§ **What you will do**: Write the lines out again, from the top of the material to the line containing "ax = fig.add_axes([0.0753, 0.4748, 0.9202, 0.5108])", pictures excluded.

######

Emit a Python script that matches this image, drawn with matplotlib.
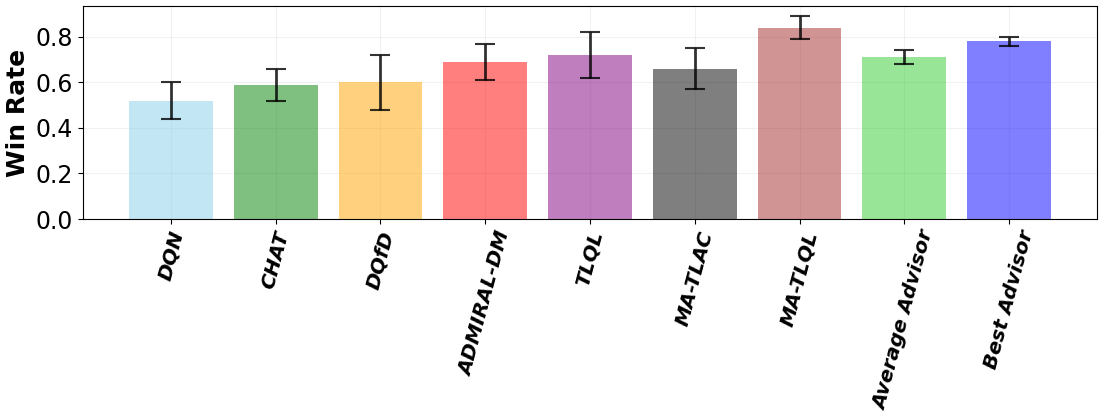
import matplotlib
matplotlib.use("Agg")
from matplotlib import pyplot as plt
import numpy as np

methods = ['DQN', 'CHAT', 'DQfD', 'ADMIRAL-DM', 'TLQL', 'MA-TLAC', 'MA-TLQL',
           'Average Advisor', 'Best Advisor']
win_rate = [0.52, 0.59, 0.60, 0.69, 0.72, 0.66, 0.84, 0.71, 0.78]
win_err = [0.08, 0.07, 0.12, 0.08, 0.10, 0.09, 0.05, 0.03, 0.02]
colors = ['skyblue', 'green', 'orange', 'red', 'purple', 'black', 'brown',
          'limegreen', 'blue']

fig = plt.figure(figsize=(11.02, 4.17), dpi=100)
ax = fig.add_axes([0.0753, 0.4748, 0.9202, 0.5108])

x = np.arange(len(methods))
ax.bar(x, win_rate, yerr=win_err, color=colors, alpha=0.5, capsize=7,
       error_kw=dict(ecolor='black', elinewidth=2, capthick=1.5, alpha=0.8))

ax.set_xticks(x)
ax.set_xticklabels(methods, rotation=75, fontsize=14.5, fontweight='bold',
                   fontstyle='italic')
ax.set_yticks([0.0, 0.2, 0.4, 0.6, 0.8])
ax.tick_params(axis='y', labelsize=17)
ax.set_ylabel('Win Rate', fontsize=18, fontweight='bold')
ax.set_ylim(0, 0.935)
ax.grid(True, color='lightgray', alpha=0.3)
ax.set_axisbelow(True)

fig.savefig('out.png', dpi=100)
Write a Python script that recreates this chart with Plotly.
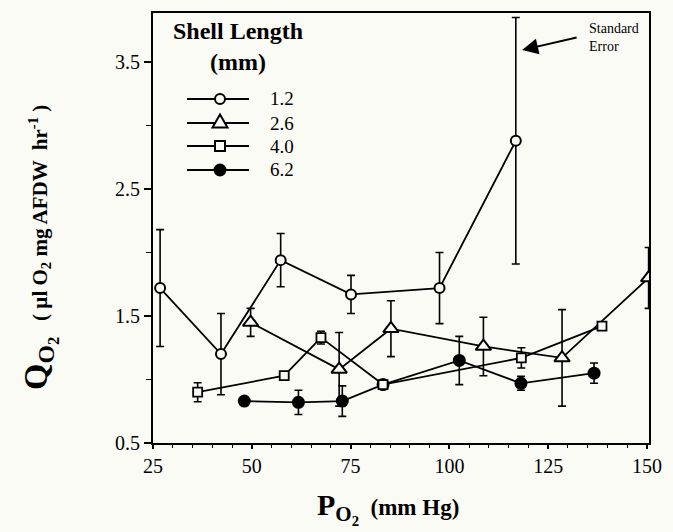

######

§ **Reply to the exercise**:
Emit a Python script that matches this image, drawn with matplotlib.
import matplotlib
matplotlib.use("Agg")
from matplotlib import pyplot as plt
import numpy as np

methods = ['DQN', 'CHAT', 'DQfD', 'ADMIRAL-DM', 'TLQL', 'MA-TLAC', 'MA-TLQL',
           'Average Advisor', 'Best Advisor']
win_rate = [0.52, 0.59, 0.60, 0.69, 0.72, 0.66, 0.84, 0.71, 0.78]
win_err = [0.08, 0.07, 0.12, 0.08, 0.10, 0.09, 0.05, 0.03, 0.02]
colors = ['skyblue', 'green', 'orange', 'red', 'purple', 'black', 'brown',
          'limegreen', 'blue']

fig = plt.figure(figsize=(11.02, 4.17), dpi=100)
ax = fig.add_axes([0.0753, 0.4748, 0.9202, 0.5108])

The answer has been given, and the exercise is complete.